Somnium Scipionis
Dans le VIe livre du De re publica, consacré aux obligations et aux récompenses des rectores civitatum, Cicéron exhorte ses amis, après trois jours de discussion, à écouter le récit d’un rêve vieux de vingt ans, au moment de la troisième Guerre Punique : c’est le fameux Somnium Scipionis.
Voici un extrait du Somnium tiré de la dernière partie de l’œuvre, dans laquelle on aborde le thème traditionnel de la philosophie antique du mouvement et de son origine : ce qui se déplace est par nature destiné à la fin, tout comme le principe unique de tout est immortel et ne peut pas être soumis au mouvement, autrement il recevrait son mouvement de quelque chose d’autre et ne serait pas principe unique. Donc l’âme, qui est principe de mouvement du corps, est immortelle et il est nécessaire de l’exercer dans les vertus les plus nobles, parmi lesquelles, avant tout, le soin de la patrie. Les âmes éduquées à cela, une fois séparées du corps, voleront directement au siège éternel du ciel. Au contraire, celles qui ont été défigurées par les vices dans leur vie doivent attendre plusieurs siècles de purification en tournant autour de la terre.
[26] Quae cum dixisset: “Ego vero”, inquam, “Africane, si quidem bene meritis de patria quasi limes ad caeli aditus patet, quamquam a pueritia vestigiis ingressus patris et tuis decori vestro non defui, nunc tamen tanto praemio exposito enitar multo vigilantius”. Et ille: “Tu vero enitere et sic habeto non esse te mortalem, sed corpus hoc; nec enim tu is es quem forma ista declarat, sed mens cuiusque is est quisque, non ea figura quae digito demonstrari potest. Deum te igitur scito esse, si quidem est deus qui viget, qui sentit, qui meminit, qui providet, qui tam regit et moderatur et movet id corpus cui praepositus est, quam hunc mundum ille princeps deus; et ut mundum ex quadam parte mortalem ipse deus aeternus, sic fragile corpus animus sempiternus movet”.
M. Mortarino, M. Reali et G. Turazza, Meta Viarum 2, Loescher, 2015.

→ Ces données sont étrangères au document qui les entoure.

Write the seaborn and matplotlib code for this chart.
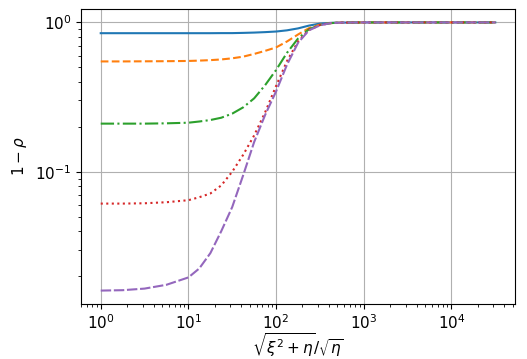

Lorsqu’il eut ainsi parlé, O Scipion, lui dis-je, s’il est vrai que tes services rendus à la patrie nous ouvrent les portes du ciel, votre fils, qui depuis son enfance a marché sur vos traces et sur celles de Paul-Émile, et n’a peut-être pas manqué à ce difficile héritage de gloire, veut aujourd’hui redoubler d’efforts, à la vue de ce prix admirable. ? Courage! me dit-il, et souviens-toi que si ton corps doit périr, toi, tu n’es pas mortel; cette forme sensible, ce n’est pas toi;ce qui fait l’homme, c’est l’âme, et non cette figure que l’on peut montrer du doigt. Sache donc que tu es dieu; car c’est être dieu que d’avoir la vigueur, de sentir, de se souvenir, de prévoir, de gouverner, de régir et de mouvoir le corps qui nous est attaché, comme le Dieu suprême gouverne le monde. Semblable à ce Dieu éternel qui meut le monde, en partie corruptible, l’âme immortelle meut le corps périssable.